What is it about this photo of Sub-Saharan migrants high up a pole in Spain’s border town of Melilla that earned AP’s Santi Palacios an Award of Excellence in the 2015 POYi competition’s General News category? The fence frames an immigrant camp on the Spanish side of the Moroccan border. If most people said: bloodied and bowed, or the dialogue of injury between distressed feet, or the novelty (and symbolism) of suspension, I’d add another thing. Given the everyday (versus the more spectacular) visibility of the migrant and the crisis of immigration, isn’t it also significant how they are couched, and the lower man tucked between a light fixture?

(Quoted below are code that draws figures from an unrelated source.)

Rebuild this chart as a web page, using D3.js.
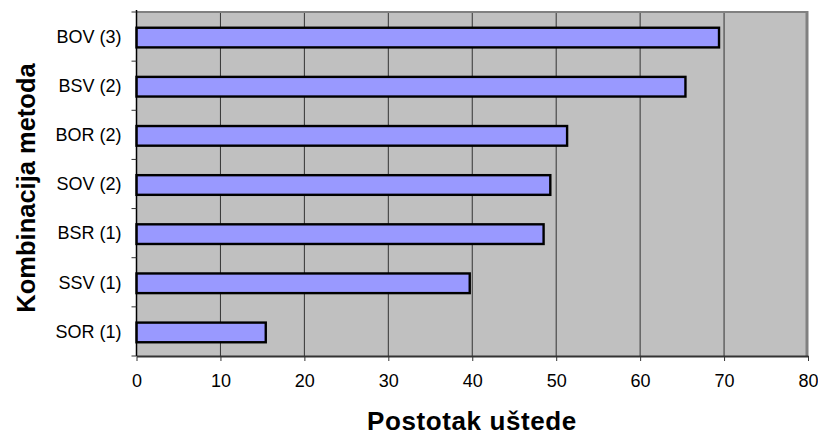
<!DOCTYPE html>
<html>
<head>
<meta charset="utf-8">
<script src="https://cdn.jsdelivr.net/npm/d3@7"></script>
<style>
  body { margin: 0; background: #fff; }
  text { font-family: "Liberation Sans", Arial, sans-serif; }
</style>
</head>
<body>
<div id="chart"></div>
<script>
// data
var categories = ["BOV (3)", "BSV (2)", "BOR (2)", "SOV (2)", "BSR (1)", "SSV (1)", "SOR (1)"];
var savings = [69.4, 65.4, 51.3, 49.3, 48.5, 39.7, 15.4];
var xTicks = [0, 10, 20, 30, 40, 50, 60, 70, 80];

(function () {
	var width = 818, height = 436;
	var plotLeft = 136.5, plotRight = 808, plotTop = 12, plotBottom = 356;

	var svg = d3.select("#chart").append("svg")
		.attr("width", width)
		.attr("height", height);

	var x = d3.scaleLinear().domain([0, 80]).range([plotLeft, plotRight]);
	var y = d3.scaleBand().domain(categories).range([plotTop, plotBottom]).paddingInner(0.6).paddingOuter(0.3);
	var yBand = d3.scaleBand().domain(categories).range([plotTop, plotBottom]);

	// plot background
	svg.append("rect")
		.attr("x", plotLeft).attr("y", plotTop)
		.attr("width", plotRight - plotLeft).attr("height", plotBottom - plotTop)
		.attr("fill", "#c0c0c0");

	// vertical grid lines
	svg.selectAll("line.grid")
		.data(xTicks.slice(1, -1))
		.enter()
		.append("line")
		.attr("class", "grid")
		.attr("x1", function (d) { return x(d); })
		.attr("x2", function (d) { return x(d); })
		.attr("y1", plotTop).attr("y2", plotBottom)
		.attr("stroke", "#333")
		.attr("stroke-width", 1);

	// frame: top and right in gray
	svg.append("line")
		.attr("x1", plotLeft).attr("x2", plotRight).attr("y1", plotTop).attr("y2", plotTop)
		.attr("stroke", "#808080").attr("stroke-width", 2);
	svg.append("line")
		.attr("x1", plotRight - 1).attr("x2", plotRight - 1).attr("y1", plotTop - 1).attr("y2", plotBottom)
		.attr("stroke", "#808080").attr("stroke-width", 3);

	// bars
	svg.selectAll("rect.bar")
		.data(savings)
		.enter()
		.append("rect")
		.attr("class", "bar")
		.attr("x", x(0))
		.attr("y", function (d, i) { return y(categories[i]) + 1; })
		.attr("width", function (d) { return x(d) - x(0); })
		.attr("height", y.bandwidth())
		.attr("fill", "#9999ff")
		.attr("stroke", "#000")
		.attr("stroke-width", 2.4);

	// x axis
	var xAxis = svg.append("g")
		.attr("transform", "translate(0," + plotBottom + ")")
		.call(d3.axisBottom(x).tickValues(xTicks).tickSize(5).tickPadding(13).tickSizeOuter(0));
	xAxis.select(".domain").attr("stroke", "#333").attr("stroke-width", 2);
	xAxis.selectAll(".tick line").attr("stroke", "#333");
	xAxis.selectAll("text").style("font-size", "18px").attr("fill", "#000");

	// y axis, ticks sit at the band edges
	var yAxis = svg.append("g")
		.attr("transform", "translate(" + plotLeft + ",0)");
	yAxis.append("line")
		.attr("x1", 0).attr("x2", 0).attr("y1", plotTop - 2).attr("y2", plotBottom)
		.attr("stroke", "#000").attr("stroke-width", 1.5);
	yAxis.selectAll("line.tk")
		.data(categories.concat(["end"]))
		.enter()
		.append("line")
		.attr("class", "tk")
		.attr("x1", -5).attr("x2", 0)
		.attr("y1", function (d, i) { return i < categories.length ? yBand(d) : plotBottom; })
		.attr("y2", function (d, i) { return i < categories.length ? yBand(d) : plotBottom; })
		.attr("stroke", "#333");
	yAxis.selectAll("text")
		.data(categories)
		.enter()
		.append("text")
		.attr("x", -15)
		.attr("y", function (d) { return y(d) + y.bandwidth() / 2; })
		.attr("dy", "0.35em")
		.attr("text-anchor", "end")
		.style("font-size", "18px")
		.text(function (d) { return d; });

	// axis titles
	svg.append("text")
		.attr("x", 472)
		.attr("y", 430)
		.attr("text-anchor", "middle")
		.style("font-size", "26px")
		.style("font-weight", "bold")
		.style("letter-spacing", "0.6px")
		.text("Postotak uštede");

	svg.append("text")
		.attr("transform", "translate(35,188) rotate(-90)")
		.attr("text-anchor", "middle")
		.style("font-size", "25.5px")
		.style("font-weight", "bold")
		.text("Kombinacija metoda");
})();
</script>
</body>
</html>
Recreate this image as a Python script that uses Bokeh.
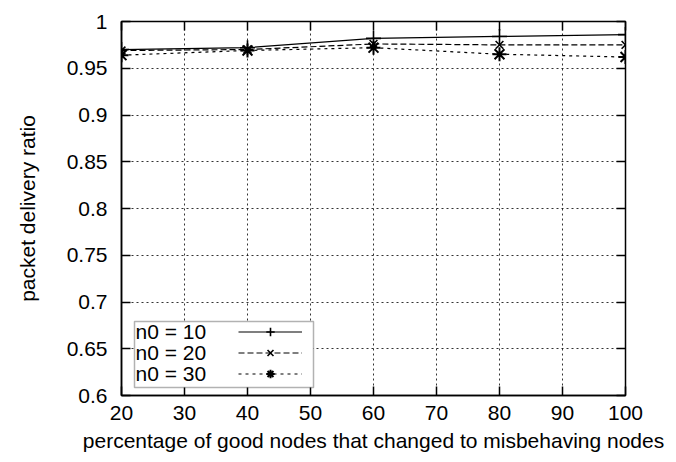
from bokeh.plotting import figure
from bokeh.models import (Range1d, FixedTicker, LinearAxis, Legend, LegendItem,
                          Label, BoxAnnotation)
from bokeh.embed import file_html
from bokeh.resources import INLINE

# data
x_pct = [20, 40, 60, 80, 100]
n0_10 = [0.970, 0.972, 0.982, 0.984, 0.986]
n0_20 = [0.969, 0.970, 0.976, 0.975, 0.975]
n0_30 = [0.964, 0.969, 0.972, 0.965, 0.962]
series_labels = ["n0 = 10", "n0 = 20", "n0 = 30"]
x_ticks = [20, 30, 40, 50, 60, 70, 80, 90, 100]
y_ticks = [0.6, 0.65, 0.7, 0.75, 0.8, 0.85, 0.9, 0.95, 1.0]
y_tick_labels = {0.6: "0.6", 0.65: "0.65", 0.7: "0.7", 0.75: "0.75", 0.8: "0.8",
                 0.85: "0.85", 0.9: "0.9", 0.95: "0.95", 1.0: "1"}

FONT = "Liberation Sans"
FS = "21px"

p = figure(width=676, height=462, output_backend="svg", toolbar_location=None,
           x_range=Range1d(20, 100), y_range=Range1d(0.6, 1.0),
           min_border_left=121, min_border_right=51, min_border_top=21,
           min_border_bottom=67)
p.outline_line_color = "black"
p.outline_line_width = 1.5
p.background_fill_color = "white"

for ax in (p.xaxis[0], p.yaxis[0]):
    ax.major_tick_in = 9
    ax.major_tick_out = 0
    ax.minor_tick_line_color = None
    ax.axis_line_color = "black"
    ax.axis_line_width = 1.5
    ax.major_tick_line_width = 1.5
    ax.major_label_text_font = FONT
    ax.major_label_text_font_size = FS
    ax.major_label_text_color = "black"
    ax.axis_label_text_font = FONT
    ax.axis_label_text_font_size = FS
    ax.axis_label_text_font_style = "normal"
    ax.axis_label_text_color = "black"

p.xaxis.ticker = FixedTicker(ticks=x_ticks)
p.yaxis.ticker = FixedTicker(ticks=y_ticks)
p.yaxis.major_label_overrides = y_tick_labels
p.xaxis.axis_label = "percentage of good nodes that changed to misbehaving nodes"
p.yaxis.axis_label = "packet delivery ratio"
p.xaxis.major_label_standoff = 10
p.xaxis.axis_label_standoff = 6
p.yaxis.major_label_standoff = 14
p.yaxis.axis_label_standoff = 25

# mirrored ticks on top and right (no labels)
for loc, tk in (("right", y_ticks), ("above", x_ticks)):
    ax = LinearAxis(ticker=FixedTicker(ticks=tk))
    ax.major_tick_in = 9
    ax.major_tick_out = 0
    ax.major_tick_line_width = 1.5
    ax.minor_tick_line_color = None
    ax.axis_line_color = None
    ax.major_label_text_font_size = "1px"
    ax.major_label_text_color = None
    ax.major_label_standoff = 0
    p.add_layout(ax, loc)

for g, tk in ((p.xgrid[0], x_ticks), (p.ygrid[0], y_ticks)):
    g.ticker = FixedTicker(ticks=tk)
    g.grid_line_color = "black"
    g.grid_line_dash = "2 3"
    g.grid_line_width = 1
    g.grid_line_alpha = 0.8

# series
l1 = p.line(x_pct, n0_10, line_color="black", line_width=1.2)
m1 = p.scatter(x_pct, n0_10, marker="cross", size=15, line_color="black", line_width=1.6)
l2 = p.line(x_pct, n0_20, line_color="black", line_width=1.2, line_dash="6 3")
m2 = p.scatter(x_pct, n0_20, marker="x", size=11, line_color="black", line_width=1.6)
l3 = p.line(x_pct, n0_30, line_color="black", line_width=1.2, line_dash="3 4")
m3 = p.scatter(x_pct, n0_30, marker="asterisk", size=14, line_color="black", line_width=2)

# legend box (gnuplot style: text left, sample right)
box = BoxAnnotation(left=13, right=192, bottom=8, top=74,
                    left_units="screen", right_units="screen",
                    bottom_units="screen", top_units="screen",
                    fill_color="white", fill_alpha=1.0,
                    line_color="black", line_width=1.5)
p.add_layout(box)

legend = Legend(items=[LegendItem(label=" ", renderers=[l1, m1]),
                       LegendItem(label=" ", renderers=[l2, m2]),
                       LegendItem(label=" ", renderers=[l3, m3])],
                location=(117, 11), padding=0, margin=0, spacing=0,
                glyph_width=64, glyph_height=21, label_height=21,
                label_standoff=0, label_width=1,
                label_text_font_size="1px", label_text_color=None,
                border_line_color=None, background_fill_alpha=0)
p.add_layout(legend, "center")

for i, txt in enumerate(series_labels):
    p.add_layout(Label(x=14, y=64 - 21 * i, x_units="screen", y_units="screen",
                       text=txt, text_baseline="middle", text_align="left",
                       text_font=FONT, text_font_size=FS, text_color="black"))

open("out.html", "w").write(file_html(p, INLINE))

(If it’s actually a speaker, by the way, voicelessness is invisibility’s cousin.)
(photo: Santi Palacios/AP. caption: A sub-Saharan migrant sits on top of a pole set in a metallic fence that divides Morocco and the Spanish enclave of Melilla on Thursday April 3, 2014. Spanish and Moroccan police have thwarted a fresh attempt by dozens of African migrants to try to scale border fences to enter the Spanish enclave of Melilla. Thousands of sub-Saharan migrants seeking a better life in Europe are living illegally in Morocco and regularly try to enter Melilla in the hope of later making it to mainland Spain.)